A series of rare model locomotives have sold for thousands at an auction held this week in Market Harborough.
The trio of Fine Scale O Gauge models, made by James Stanley Beeson, went for £25,000 at the auction, which was held by Gildings Auctions on Wednesday (August 29).
The final value of the three items was almost three times the total estimate, with bidders flying in from across Europe, according to the auctioneers, which are based in Market Harborough.
On the day, a LNWR Ramsbottom 0-6-0T ‘Special Tank’, listed for £1,500-£2,000, was auctioned for £14,000.
Meanwhile, a 1958 locomotive ‘Belted Will’ with tender, estimated at £2,000 to £3,000, sold for £9,500, and a 1940s LNWR 4-6-0 136 ‘Minerva’ with tender, listed at £1,500 to £2,000, pulled in £3,400.
Speaking about the high amount of interest in the items, Gildings’ model railway expert Andrew Smith, pointed to the rarity and scarcity of the locomotives, as well as the quality of Beeson’s work.
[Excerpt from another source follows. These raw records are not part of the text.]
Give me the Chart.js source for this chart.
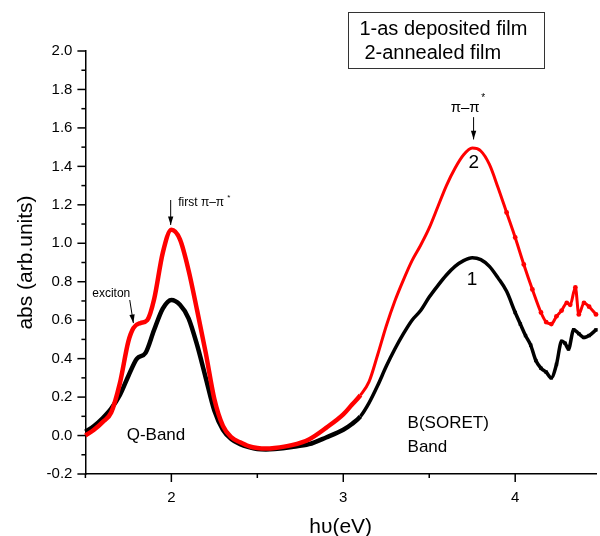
<!DOCTYPE html>
<html>
<head>
<meta charset="utf-8">
<script src="https://cdn.jsdelivr.net/npm/chart.js@4"></script>
<style>
  html, body { margin: 0; padding: 0; background: #fff; }
  #wrap { width: 600px; height: 536px; position: relative; }
</style>
</head>
<body>
<div id="wrap"><canvas id="chart" width="600" height="536"></canvas></div>
<script>
// curve 1 - as deposited film (black)
const depositedX = [1.50, 1.55, 1.60, 1.65, 1.70, 1.75, 1.80, 1.85, 1.90, 1.95, 2.00, 2.05, 2.10, 2.15, 2.20, 2.25,
  2.30, 2.35, 2.40, 2.45, 2.50, 2.55, 2.60, 2.70, 2.80, 2.90, 3.00, 3.05, 3.10, 3.15, 3.20, 3.25, 3.30, 3.35,
  3.40, 3.45, 3.50, 3.55, 3.60, 3.65, 3.70, 3.75, 3.80, 3.85, 3.90, 3.95, 4.00, 4.03, 4.06, 4.09, 4.12, 4.15,
  4.18, 4.21, 4.24, 4.27, 4.29, 4.31, 4.34, 4.37, 4.40, 4.43, 4.47];
const depositedY = [0.02, 0.05, 0.09, 0.14, 0.21, 0.31, 0.40, 0.43, 0.55, 0.66, 0.705, 0.68, 0.61, 0.47, 0.30, 0.13,
  0.03, -0.02, -0.045, -0.06, -0.07, -0.072, -0.07, -0.06, -0.045, -0.01, 0.03, 0.06, 0.10, 0.17, 0.26, 0.36, 0.45, 0.53,
  0.60, 0.65, 0.72, 0.78, 0.835, 0.88, 0.91, 0.925, 0.915, 0.88, 0.82, 0.75, 0.64, 0.58, 0.52, 0.47, 0.39, 0.35,
  0.33, 0.30, 0.37, 0.49, 0.48, 0.45, 0.55, 0.53, 0.51, 0.52, 0.55];

// curve 2 - annealed film (red)
const annealedX = [1.50, 1.55, 1.60, 1.65, 1.70, 1.75, 1.78, 1.82, 1.86, 1.90, 1.95, 2.00, 2.05, 2.10, 2.15, 2.20,
  2.25, 2.30, 2.35, 2.40, 2.45, 2.50, 2.55, 2.60, 2.70, 2.80, 2.90, 3.00, 3.05, 3.10, 3.15, 3.20, 3.25, 3.30,
  3.35, 3.40, 3.45, 3.50, 3.55, 3.60, 3.65, 3.70, 3.75, 3.80, 3.85, 3.90, 3.95, 4.00, 4.05, 4.10, 4.15, 4.18,
  4.21, 4.24, 4.27, 4.30, 4.32, 4.35, 4.37, 4.40, 4.43, 4.47];
const annealedY = [0.00, 0.03, 0.07, 0.12, 0.27, 0.49, 0.56, 0.585, 0.60, 0.71, 0.95, 1.07, 1.02, 0.86, 0.65, 0.43,
  0.19, 0.05, -0.01, -0.035, -0.055, -0.065, -0.068, -0.065, -0.05, -0.02, 0.04, 0.11, 0.16, 0.21, 0.28, 0.42, 0.57, 0.70,
  0.81, 0.91, 0.99, 1.08, 1.19, 1.30, 1.39, 1.46, 1.495, 1.48, 1.41, 1.29, 1.16, 1.03, 0.89, 0.76, 0.64, 0.59,
  0.58, 0.62, 0.65, 0.69, 0.68, 0.77, 0.63, 0.69, 0.67, 0.63];

const yTickValues = [-0.2, -0.1, 0.0, 0.1, 0.2, 0.3, 0.4, 0.5, 0.6, 0.7, 0.8, 0.9, 1.0, 1.1, 1.2, 1.3, 1.4, 1.5, 1.6, 1.7, 1.8, 1.9, 2.0];
const xTickValues = [1.5, 2, 2.5, 3, 3.5, 4];
const xLabelValues = [2, 3, 4];

const FONT = '"Liberation Sans", Arial, Helvetica, sans-serif';

function toPoints(xs, ys) {
  return xs.map((x, i) => ({ x, y: ys[i] }));
}

// tick marks, text labels, arrows and the legend box
const decorations = {
  id: 'decorations',
  afterDraw(chart) {
    const { ctx, scales: { x, y } } = chart;
    const px = v => x.getPixelForValue(v);
    const py = v => y.getPixelForValue(v);
    ctx.save();
    ctx.strokeStyle = '#000';
    ctx.fillStyle = '#000';
    ctx.lineWidth = 1.5;

    const left = x.left;
    yTickValues.forEach((v, i) => {
      const len = i % 2 === 0 ? 8 : 4;
      ctx.beginPath();
      ctx.moveTo(left, py(v));
      ctx.lineTo(left - len, py(v));
      ctx.stroke();
    });
    const bottom = y.bottom;
    xTickValues.forEach(v => {
      const len = Number.isInteger(v) ? 8 : 4;
      ctx.beginPath();
      ctx.moveTo(px(v), bottom);
      ctx.lineTo(px(v), bottom + len);
      ctx.stroke();
    });

    const arrow = (x1, y1, x2, y2) => {
      const ax = px(x1), ay = py(y1), bx = px(x2), by = py(y2);
      ctx.lineWidth = 1;
      ctx.beginPath();
      ctx.moveTo(ax, ay);
      ctx.lineTo(bx, by);
      ctx.stroke();
      const ang = Math.atan2(by - ay, bx - ax);
      ctx.beginPath();
      ctx.moveTo(bx, by);
      ctx.lineTo(bx - 9 * Math.cos(ang - 0.3), by - 9 * Math.sin(ang - 0.3));
      ctx.lineTo(bx - 9 * Math.cos(ang + 0.3), by - 9 * Math.sin(ang + 0.3));
      ctx.closePath();
      ctx.fill();
    };

    const text = (str, xv, yv, size, align) => {
      ctx.font = size + 'px ' + FONT;
      ctx.textAlign = align || 'left';
      ctx.textBaseline = 'middle';
      ctx.fillText(str, px(xv), py(yv));
    };

    // Q band
    text('exciton', 1.54, 0.736, 12);
    arrow(1.758, 0.705, 1.779, 0.585);
    text('first \u03c0\u2013\u03c0', 2.04, 1.209, 12);
    ctx.font = '8px ' + FONT;
    ctx.fillText('*', px(2.04) + 49, py(1.209) - 5);
    arrow(1.996, 1.225, 1.996, 1.095);
    text('Q-Band', 1.74, 0.003, 17);

    // B band
    text('\u03c0\u2013\u03c0', 3.709, 1.703, 15, 'center');
    ctx.font = '10px ' + FONT;
    ctx.textAlign = 'left';
    ctx.fillText('*', px(3.709) + 16, py(1.703) - 10);
    arrow(3.758, 1.656, 3.758, 1.54);
    text('B(SORET)', 3.374, 0.065, 17);
    text('Band', 3.374, -0.06, 17);
    text('2', 3.759, 1.417, 19, 'center');
    text('1', 3.749, 0.809, 19, 'center');

    // legend box
    ctx.lineWidth = 1;
    ctx.strokeStyle = '#333';
    const bx1 = px(3.03), by1 = py(2.202), bx2 = px(4.168), by2 = py(1.911);
    ctx.strokeRect(Math.round(bx1) + 0.5, Math.round(by1) + 0.5, Math.round(bx2 - bx1), Math.round(by2 - by1));
    ctx.font = '20px ' + FONT;
    ctx.textAlign = 'left';
    ctx.textBaseline = 'middle';
    ctx.fillText('1-as deposited film', bx1 + 11, by1 + 17);
    ctx.fillText('2-annealed film', bx1 + 16, by1 + 41);
    ctx.restore();
  }
};

new Chart(document.getElementById('chart'), {
  type: 'line',
  data: {
    datasets: [
      {
        label: '2-annealed film',
        data: toPoints(annealedX, annealedY),
        borderColor: '#ff0000',
        backgroundColor: '#ff0000',
        borderWidth: 4,
        cubicInterpolationMode: 'monotone',
        pointRadius: c => (c.raw && c.raw.x > 3.9 ? 2.4 : 0),
        pointBorderWidth: 0,
        pointStyle: 'circle',
        segment: { borderWidth: c => (c.p0.parsed.x >= 3.1 ? 3 : 4.5) }
      },
      {
        label: '1-as deposited film',
        data: toPoints(depositedX, depositedY),
        borderColor: '#000000',
        backgroundColor: '#000000',
        borderWidth: 4,
        cubicInterpolationMode: 'monotone',
        pointRadius: c => (c.raw && c.raw.x > 3.95 ? 2.4 : 0),
        pointBorderWidth: 0,
        pointStyle: 'rect',
        segment: { borderWidth: c => (c.p0.parsed.x >= 3.1 ? 3.5 : 4.5) }
      }
    ]
  },
  options: {
    responsive: false,
    animation: false,
    clip: false,
    layout: { padding: { top: 51, right: 0, left: 10, bottom: 0 } },
    plugins: { legend: { display: false }, tooltip: { enabled: false } },
    scales: {
      x: {
        type: 'linear',
        min: 1.5,
        max: 4.47,
        afterFit: s => { s.height = 62; },
        afterBuildTicks: s => { s.ticks = xLabelValues.map(v => ({ value: v })); },
        grid: { display: false },
        border: { display: true, color: '#000', width: 1.5 },
        ticks: { color: '#000', font: { family: FONT, size: 15 }, padding: 7, maxRotation: 0 },
        title: { display: true, text: 'h\u03c5(eV)', color: '#000', font: { family: FONT, size: 21 }, padding: { top: 0, bottom: -4 } }
      },
      y: {
        type: 'linear',
        min: -0.2,
        max: 2.0,
        afterFit: s => { s.width = 75.4; },
        afterBuildTicks: s => { s.ticks = yTickValues.filter((v, i) => i % 2 === 0).map(v => ({ value: v })); },
        grid: { display: false },
        border: { display: true, color: '#000', width: 1.5 },
        ticks: { color: '#000', font: { family: FONT, size: 15 }, padding: 5, callback: v => v.toFixed(1) },
        title: { display: true, text: 'abs (arb.units)', color: '#000', font: { family: FONT, size: 21 }, padding: { bottom: 10 } }
      }
    }
  },
  plugins: [decorations]
});
</script>
</body>
</html>
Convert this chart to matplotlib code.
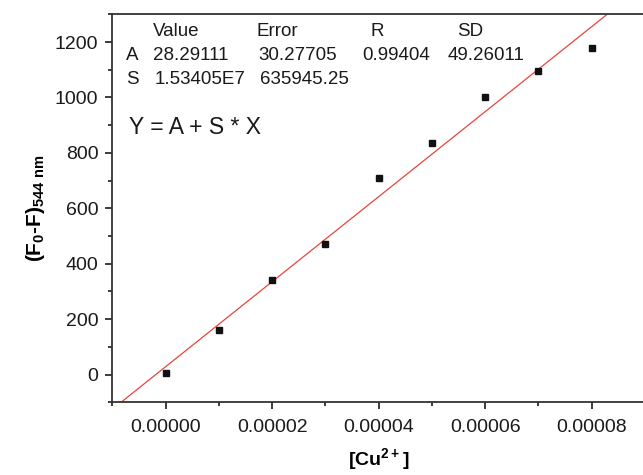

“The astonishing prices paid for these locomotives is testament to the incredibly high regard James Stanley Beeson is held in by collectors of model railways,” he said.
“The example of his extraordinary metalcraft which sold for £14,000 is believed to have been an especially challenging shape of cab for Beeston to build, which partly explains why it attracted such fierce bidding and ultimately sold for such a huge amount of money.
“The overall results of the sale, and in particular this private collection of scratch-built models from the mid-20th century, shows that the market remains fiercely competitive.”
Known as the “Fabergé of the model train world,” due to his unparalleled metal craft using jeweller’s tools, Beeson set up in business in 1924 in a career that would span 55 years and produce over 1600 models. A perfectionist, who aimed for every model to be his best yet, he made all the wheels, mechanisms and castings for his models. He worked with many private clients as well as well-known retailers like Bassett-Lowke and Exley. He also made models for Hollywood and the British films ‘The Rome Express’ in 1932 and Alfred Hitchcock’s 1938 classic ‘The Lady Vanishes’.